(Plotting code records)
►

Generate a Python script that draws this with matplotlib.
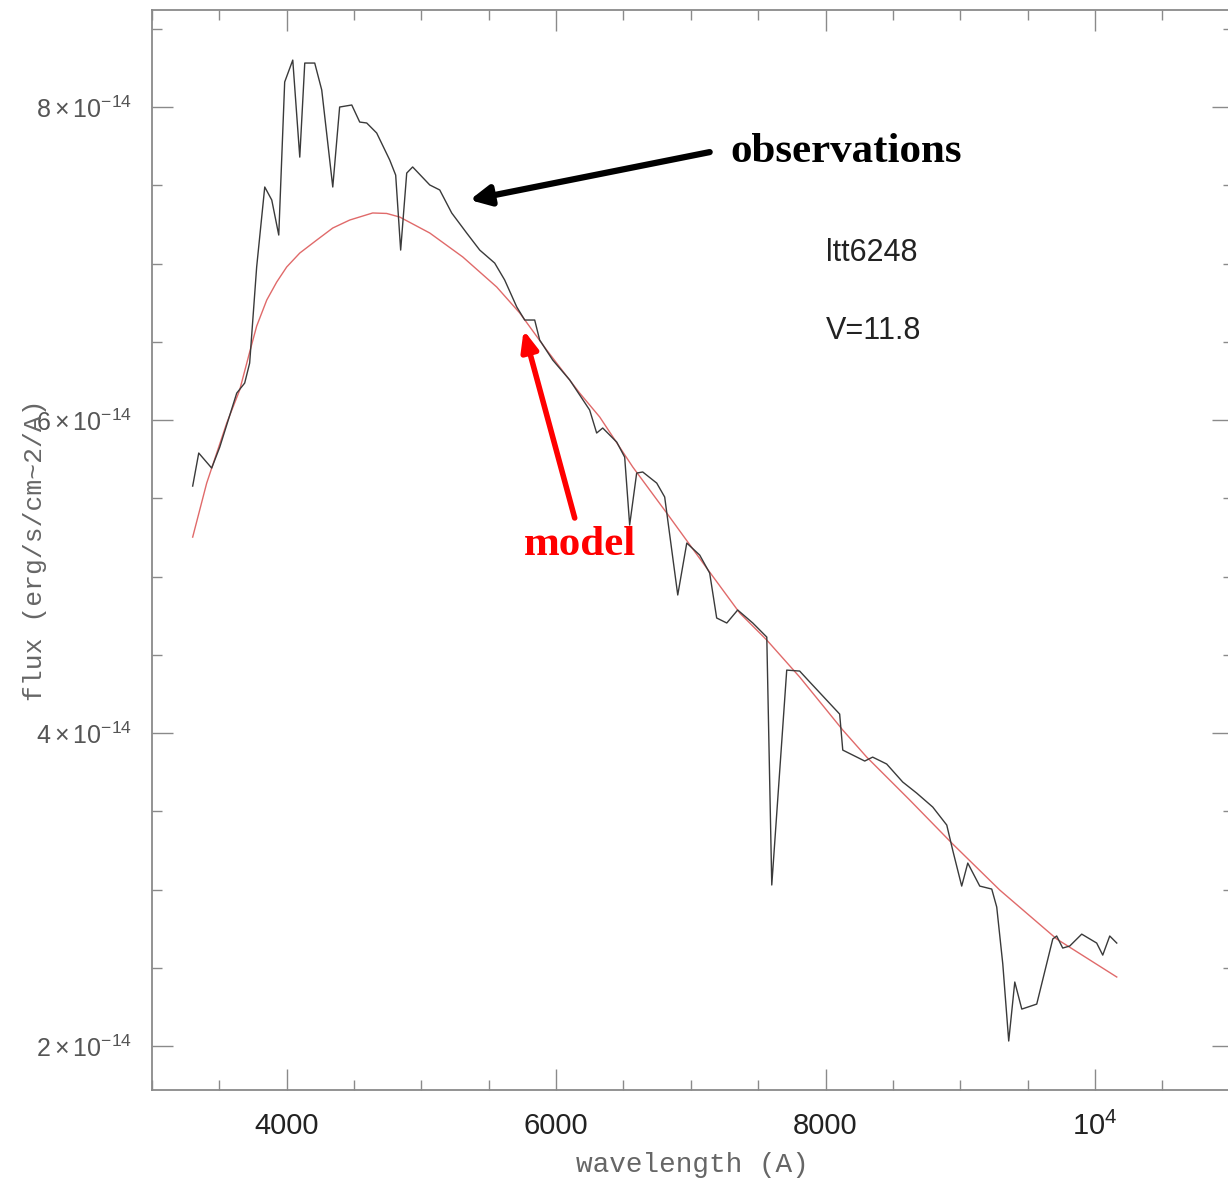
import matplotlib
matplotlib.use("Agg")
import matplotlib.pyplot as plt
from matplotlib.ticker import FixedLocator, MultipleLocator

# ---------------- data (flux in units of 1e-14 erg/s/cm^2/A) ----------------
obs_wave = [3302, 3347, 3443, 3503, 3629, 3688, 3725, 3777, 3837, 3889, 3941,
            3985, 4045, 4097, 4134, 4208, 4260, 4342, 4393, 4483, 4542, 4594,
            4668, 4765, 4809, 4846, 4891, 4935, 5062, 5136, 5225, 5336, 5433,
            5544, 5618, 5708, 5767, 5841, 5878, 5975, 6101, 6249, 6301, 6346,
            6450, 6509, 6546, 6598, 6643, 6747, 6806, 6903, 6970, 7066, 7140,
            7192, 7267, 7348, 7460, 7564, 7601, 7712, 7808, 7883, 8105, 8128,
            8291, 8350, 8454, 8573, 8677, 8796, 8900, 8944, 9011, 9056, 9145,
            9234, 9271, 9316, 9360, 9405, 9457, 9568, 9687, 9716, 9761, 9813,
            9902, 10013, 10058, 10110, 10162]
obs_flux = [5.578, 5.789, 5.693, 5.827, 6.172, 6.236, 6.364, 6.978, 7.489, 7.406,
            7.182, 8.160, 8.300, 7.680, 8.281, 8.281, 8.109, 7.489, 8.000, 8.013,
            7.904, 7.898, 7.834, 7.661, 7.565, 7.086, 7.578, 7.617, 7.502, 7.470,
            7.323, 7.195, 7.086, 7.003, 6.895, 6.722, 6.639, 6.639, 6.511, 6.383,
            6.256, 6.064, 5.917, 5.949, 5.859, 5.763, 5.329, 5.661, 5.668, 5.597,
            5.508, 4.882, 5.214, 5.137, 5.022, 4.735, 4.703, 4.786, 4.703, 4.613,
            3.029, 4.402, 4.396, 4.326, 4.121, 3.891, 3.821, 3.846, 3.802, 3.687,
            3.616, 3.527, 3.412, 3.252, 3.022, 3.169, 3.022, 3.003, 2.888, 2.524,
            2.032, 2.409, 2.236, 2.268, 2.684, 2.703, 2.626, 2.639, 2.715, 2.658,
            2.581, 2.703, 2.658]

model_wave = [3302, 3406, 3555, 3651, 3725, 3777, 3852, 3926, 4000, 4097, 4223,
              4342, 4468, 4638, 4742, 4839, 5062, 5307, 5559, 5730, 5930, 6175,
              6324, 6569, 6821, 7118, 7363, 7564, 7808, 8128, 8306, 8625, 8937,
              9293, 9716, 10162]
model_flux = [5.252, 5.597, 5.981, 6.192, 6.434, 6.600, 6.767, 6.882, 6.978,
              7.067, 7.150, 7.227, 7.278, 7.323, 7.320, 7.297, 7.195, 7.042,
              6.850, 6.684, 6.447, 6.172, 6.019, 5.700, 5.406, 5.054, 4.767,
              4.594, 4.358, 4.019, 3.846, 3.572, 3.297, 2.997, 2.684, 2.441]

ytick_vals = [2, 4, 6, 8]
ytick_labels = [r'$2\times10^{-14}$', r'$4\times10^{-14}$',
                r'$6\times10^{-14}$', r'$8\times10^{-14}$']
xtick_vals = [4000, 6000, 8000, 10000]
xtick_labels = ['4000', '6000', '8000', r'$10^4$']

# ---------------- figure ----------------
plt.rcParams['mathtext.fontset'] = 'custom'
plt.rcParams['mathtext.rm'] = 'Liberation Sans'
plt.rcParams['mathtext.it'] = 'Liberation Sans'

W, H = 1228, 1184
fig = plt.figure(figsize=(W / 100, H / 100), dpi=100)
ax = fig.add_axes([152 / W, (H - 1090) / H, (1233 - 152) / W, 1080 / H])

ax.plot(model_wave, model_flux, color='#e06a6a', lw=1.0, zorder=2)
ax.plot(obs_wave, obs_flux, color='#3a3a3a', lw=1.0, zorder=3)

ax.set_xlim(3000, 11025)
ax.set_ylim(1.719, 8.62)

spine_c = '#8a8a8a'
for s in ax.spines.values():
    s.set_color(spine_c)
    s.set_linewidth(1.3)

ax.xaxis.set_major_locator(FixedLocator(xtick_vals))
ax.xaxis.set_minor_locator(MultipleLocator(500))
ax.yaxis.set_major_locator(FixedLocator(ytick_vals))
ax.yaxis.set_minor_locator(MultipleLocator(0.5))
ax.set_xticklabels(xtick_labels)
ax.set_yticklabels(ytick_labels)

ax.tick_params(which='both', direction='in', top=True, right=True,
               color=spine_c, width=1.0)
ax.tick_params(which='major', length=15)
ax.tick_params(which='minor', length=7)
ax.tick_params(axis='x', which='major', labelsize=21, pad=16, labelcolor='#222222')
ax.tick_params(axis='y', which='major', labelsize=18, pad=14, labelcolor='#555555')
for lab in ax.get_xticklabels():
    lab.set_family('Liberation Sans')

ax.set_xlabel('wavelength (A)', fontsize=20, family='Liberation Mono',
              color='#666666', va='center')
ax.xaxis.set_label_coords(0.5, -0.069)
ax.set_ylabel('flux (erg/s/cm~2/A)', fontsize=19, family='Liberation Mono',
              color='#666666', va='center')
ax.yaxis.set_label_coords(-0.108, 0.5)

# ---------------- annotations ----------------
ax.text(8001, 7.067, 'ltt6248', fontsize=22, family='Liberation Sans',
        color='#222222', va='center', ha='left')
ax.text(8001, 6.569, 'V=11.8', fontsize=22, family='Liberation Sans',
        color='#222222', va='center', ha='left')

ax.text(7296, 7.712, 'observations', fontsize=31, family='Liberation Serif',
        weight='bold', color='black', va='center', ha='left')
ax.text(5759, 5.201, 'model', fontsize=31, family='Liberation Serif',
        weight='bold', color='#ff0000', va='center', ha='left')

ax.annotate('', xy=(5359, 7.406), xytext=(7140, 7.712),
            arrowprops=dict(arrowstyle='-|>,head_length=1.2,head_width=0.6',
                            lw=4.5, color='black', shrinkA=0, shrinkB=0))
ax.annotate('', xy=(5759, 6.575), xytext=(6138, 5.374),
            arrowprops=dict(arrowstyle='-|>,head_length=1.2,head_width=0.5',
                            lw=4.0, color='#ff0000', shrinkA=0, shrinkB=0))

fig.savefig('out.png', dpi=100)
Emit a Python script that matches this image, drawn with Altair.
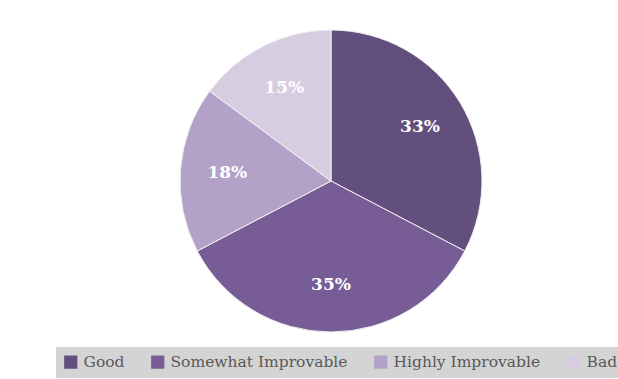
import altair as alt
import pandas as pd

categories = ["Good", "Somewhat Improvable", "Highly Improvable", "Bad"]
values = [33, 35, 18, 15]
labels = ["33%", "35%", "18%", "15%"]
colors = ["#634f7d", "#775c96", "#b3a2c7", "#d6cde1"]

df = pd.DataFrame({"category": categories, "value": values, "label": labels,
                   "order": list(range(len(categories)))})

cx, cy = 331, 181

base = alt.Chart(df).encode(
    theta=alt.Theta("value:Q", stack=True),
    order=alt.Order("order:Q"),
)

pie = base.mark_arc(outerRadius=151, stroke="#f2f2f2", strokeWidth=1, x=cx, y=cy).encode(
    color=alt.Color(
        "category:N",
        scale=alt.Scale(domain=categories, range=colors),
        sort=categories,
        legend=alt.Legend(
            title=None,
            orient="none",
            legendX=56,
            legendY=347,
            direction="horizontal",
            symbolType="square",
            symbolSize=175,
            symbolStrokeWidth=0,
            symbolOpacity=1,
            labelFont="DejaVu Serif",
            labelFontSize=15.5,
            labelColor="#595959",
            labelOffset=5,
            columnPadding=25,
            fillColor="#d4d4d4",
            padding=7,
            labelLimit=400,
        ),
    )
)

text = base.mark_text(radius=104, font="DejaVu Serif", fontSize=17, fontWeight="bold",
                      color="white", x=cx, y=cy).encode(text="label:N")

chart = (pie + text).properties(
    width=618, height=379, padding=0,
    autosize=alt.AutoSizeParams(type="none"),
).configure_view(stroke=None).configure(background="white")

chart.save("out.html", embed_options={"renderer": "svg", "actions": False})
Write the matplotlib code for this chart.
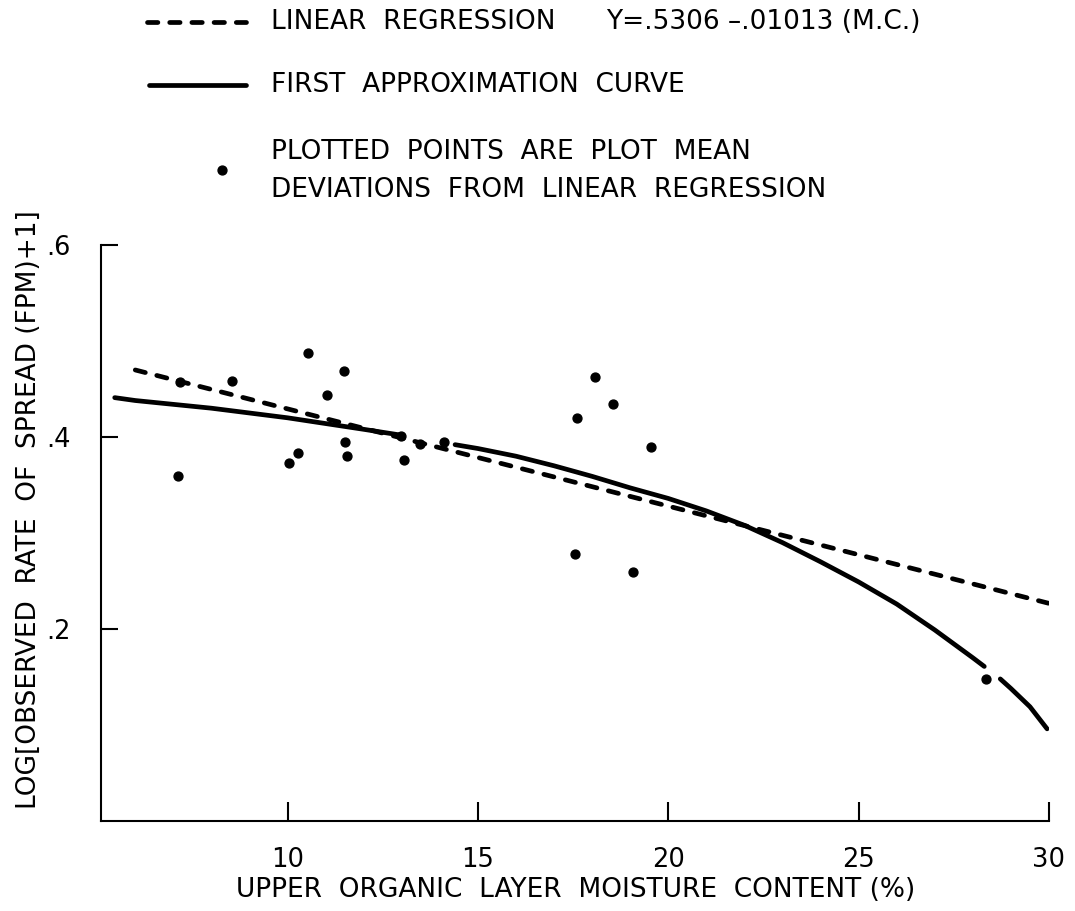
import numpy as np
import matplotlib
matplotlib.use("Agg")
import matplotlib.pyplot as plt
from matplotlib.lines import Line2D

# plot mean deviations from the linear regression
pts_x = [7.12, 7.17, 8.55, 10.05, 10.28, 10.54, 11.03, 11.49, 11.51, 11.57,
         12.97, 13.06, 13.47, 14.10, 17.56, 17.59, 18.07, 18.54, 19.08, 19.54,
         28.35]
pts_y = [0.359, 0.457, 0.458, 0.373, 0.383, 0.487, 0.444, 0.469, 0.395, 0.380,
         0.401, 0.376, 0.393, 0.395, 0.278, 0.420, 0.462, 0.434, 0.259, 0.390,
         0.148]

# first approximation curve (nan = break in the drawn line)
curve_x = [5.46, 6, 7, 8, 9, 10, 11, 12, 12.97, np.nan,
           14.4, 15, 16, 17, 18, 19, 20, 21, 22, 23, 24, 25, 26, 27, 28, 28.3, np.nan,
           28.72, 29, 29.5, 29.95]
curve_y = [0.441, 0.438, 0.434, 0.430, 0.425, 0.420, 0.414, 0.408, 0.402, np.nan,
           0.392, 0.388, 0.380, 0.370, 0.359, 0.347, 0.336, 0.323, 0.308, 0.290,
           0.270, 0.249, 0.226, 0.199, 0.170, 0.161, np.nan,
           0.148, 0.138, 0.119, 0.096]

# linear regression Y = a - b * MC
reg_a = 0.5306
reg_b = 0.01013
reg_x = [6, 30]

xticks = [10, 15, 20, 25, 30]
yticks = [0.2, 0.4, 0.6]
ytick_labels = [".2", ".4", ".6"]

W, H = 1075, 911
fig = plt.figure(figsize=(W / 100, H / 100), dpi=100)
plt.rcParams['font.family'] = 'DejaVu Sans'
FS = 19

def fx(px):
    return px / W

def fy(py):
    return 1 - py / H

ax = fig.add_axes([fx(101), fy(821), fx(1049) - fx(101), fy(245) - fy(821)])

LW = 3.4
dash = (0, (2.2, 2.5))

reg_y = [reg_a - reg_b * x for x in reg_x]
ax.plot(reg_x, reg_y, color='black', lw=LW, linestyle=dash, dash_capstyle='round')
ax.plot(curve_x, curve_y, color='black', lw=LW, solid_capstyle='round')
ax.plot(pts_x, pts_y, 'o', color='black', markersize=6.4, zorder=5)

ax.set_xlim(5.1, 30)
ax.set_ylim(0, 0.6)
ax.set_xticks(xticks)
ax.set_xticklabels([str(t) for t in xticks])
ax.set_yticks(yticks)
ax.set_yticklabels(ytick_labels)

for s in ['top', 'right']:
    ax.spines[s].set_visible(False)
for s in ['left', 'bottom']:
    ax.spines[s].set_linewidth(1.5)

ax.tick_params(axis='x', direction='in', length=14, width=1.5, pad=19, labelsize=18.5)
ax.tick_params(axis='y', direction='in', length=12, width=1.5, pad=22, labelsize=18.5)

fig.text(fx(576), fy(890), "UPPER  ORGANIC  LAYER  MOISTURE  CONTENT (%)",
         ha='center', va='center', fontsize=FS)
fig.text(fx(29), fy(510), "LOG[OBSERVED  RATE  OF  SPREAD (FPM)+1]",
         ha='center', va='center', rotation=90, fontsize=FS)

# legend drawn in figure coordinates
fig.add_artist(Line2D([fx(147), fx(246)], [fy(22), fy(22)], color='black', lw=LW,
                      linestyle=dash, dash_capstyle='round', transform=fig.transFigure))
fig.text(fx(271), fy(22), "LINEAR  REGRESSION",
         ha='left', va='center', fontsize=FS)
fig.text(fx(606), fy(22), "Y=.5306 \u2013.01013 (M.C.)",
         ha='left', va='center', fontsize=FS)

fig.add_artist(Line2D([fx(149), fx(246)], [fy(85), fy(85)], color='black', lw=LW,
                      solid_capstyle='round', transform=fig.transFigure))
fig.text(fx(271), fy(85), "FIRST  APPROXIMATION  CURVE",
         ha='left', va='center', fontsize=FS)

fig.add_artist(Line2D([fx(222)], [fy(170)], marker='o', color='black', markersize=6.4,
                      linestyle='none', transform=fig.transFigure))
fig.text(fx(271), fy(152), "PLOTTED  POINTS  ARE  PLOT  MEAN",
         ha='left', va='center', fontsize=FS)
fig.text(fx(271), fy(190), "DEVIATIONS  FROM  LINEAR  REGRESSION",
         ha='left', va='center', fontsize=FS)

fig.savefig("out.png", dpi=100)
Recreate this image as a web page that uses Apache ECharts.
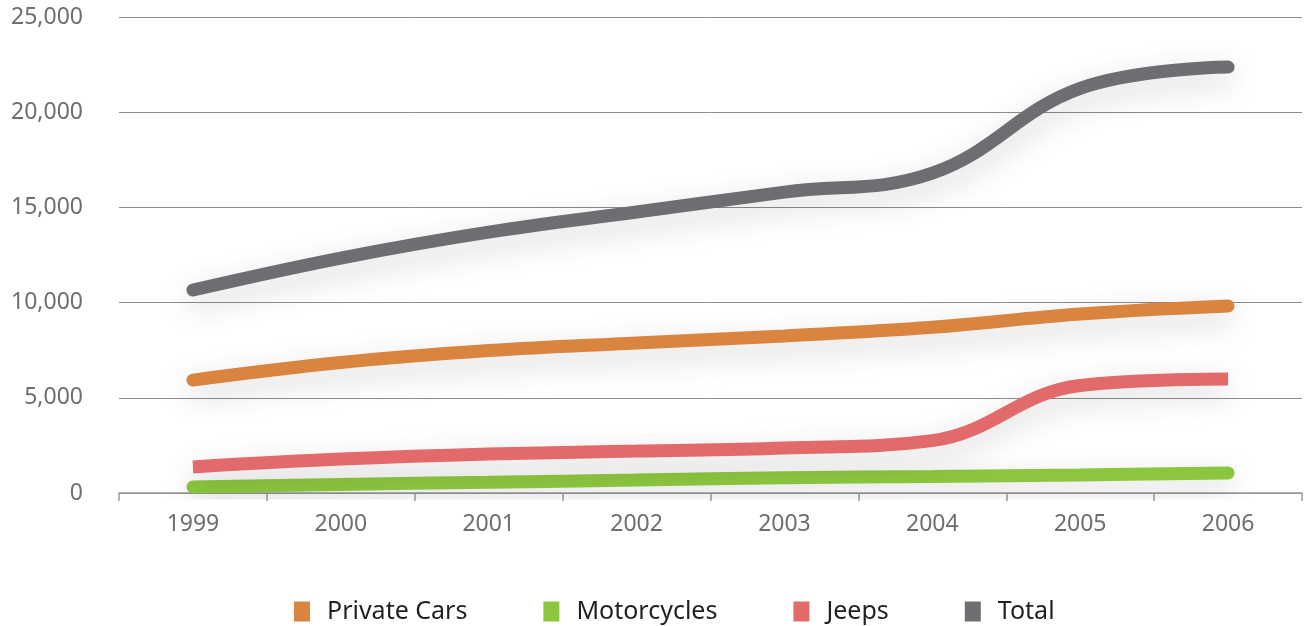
<!DOCTYPE html>
<html><head><meta charset="utf-8">
<script src="https://cdn.jsdelivr.net/npm/echarts@6/dist/echarts.min.js"></script>
<style>html,body{margin:0;padding:0;background:#fff}#c{width:1304px;height:626px}</style>
</head><body><div id="c"></div>
<script>
const years = ['1999','2000','2001','2002','2003','2004','2005','2006'];
const privateCars = [5930, 6850, 7480, 7880, 8250, 8700, 9400, 9820];
const motorcycles = [320, 450, 560, 680, 800, 870, 950, 1050];
const jeeps = [1370, 1780, 2050, 2200, 2360, 2750, 5650, 5990];
const total = [10660, 12340, 13700, 14760, 15800, 16800, 21250, 22370];

const chart = echarts.init(document.getElementById('c'));
const font = '"Noto Sans", sans-serif';
function mk(name, data, color, cap) {
  return {
    name, type: 'line', data, smooth: 0.4, symbol: 'none',
    lineStyle: { width: 13, color, cap, shadowColor: 'rgba(0,0,0,0.18)', shadowBlur: 30, shadowOffsetY: 10 },
    itemStyle: { color }
  };
}
chart.setOption({
  animation: false,
  grid: { left: 119, right: 2, top: 17, bottom: 133 },
  legend: {
    top: 594, left: 289, icon: 'rect', itemWidth: 16, itemHeight: 20, itemGap: 76,
    textStyle: { fontFamily: font, fontSize: 25, color: '#231f20', padding: [0, 0, 0, 12] },
    data: ['Private Cars', 'Motorcycles', 'Jeeps', 'Total']
  },
  xAxis: {
    type: 'category', data: years, boundaryGap: true,
    axisLine: { lineStyle: { color: '#9a9a9a', width: 1.5 } },
    axisTick: { show: true, length: 8, lineStyle: { color: '#9a9a9a', width: 1.5 } },
    axisLabel: { fontFamily: font, fontSize: 23, color: '#6d6e71', margin: 20 }
  },
  yAxis: {
    type: 'value', min: 0, max: 25000, interval: 5000,
    axisLine: { show: false }, axisTick: { show: false },
    splitLine: { lineStyle: { color: '#8c8c8c', width: 1 } },
    axisLabel: { fontFamily: font, fontSize: 23, color: '#6d6e71', margin: 36,
      formatter: v => v.toLocaleString('en-US') }
  },
  series: [
    mk('Private Cars', privateCars, '#d9843f', 'round'),
    mk('Motorcycles', motorcycles, '#8cc63f', 'round'),
    mk('Jeeps', jeeps, '#e26a6a', 'butt'),
    mk('Total', total, '#6d6e71', 'round')
  ]
});
</script></body></html>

◄

§ **Aim of the exercise**
Leave out every picture, then retype exactly the lines from the one containing "Write the matplotlib code for this chart." through the one containing "from matplotlib.lines import Line2D".

§ **The result**
Write the matplotlib code for this chart.
import numpy as np
import matplotlib
matplotlib.use("Agg")
import matplotlib.pyplot as plt
from matplotlib.lines import Line2D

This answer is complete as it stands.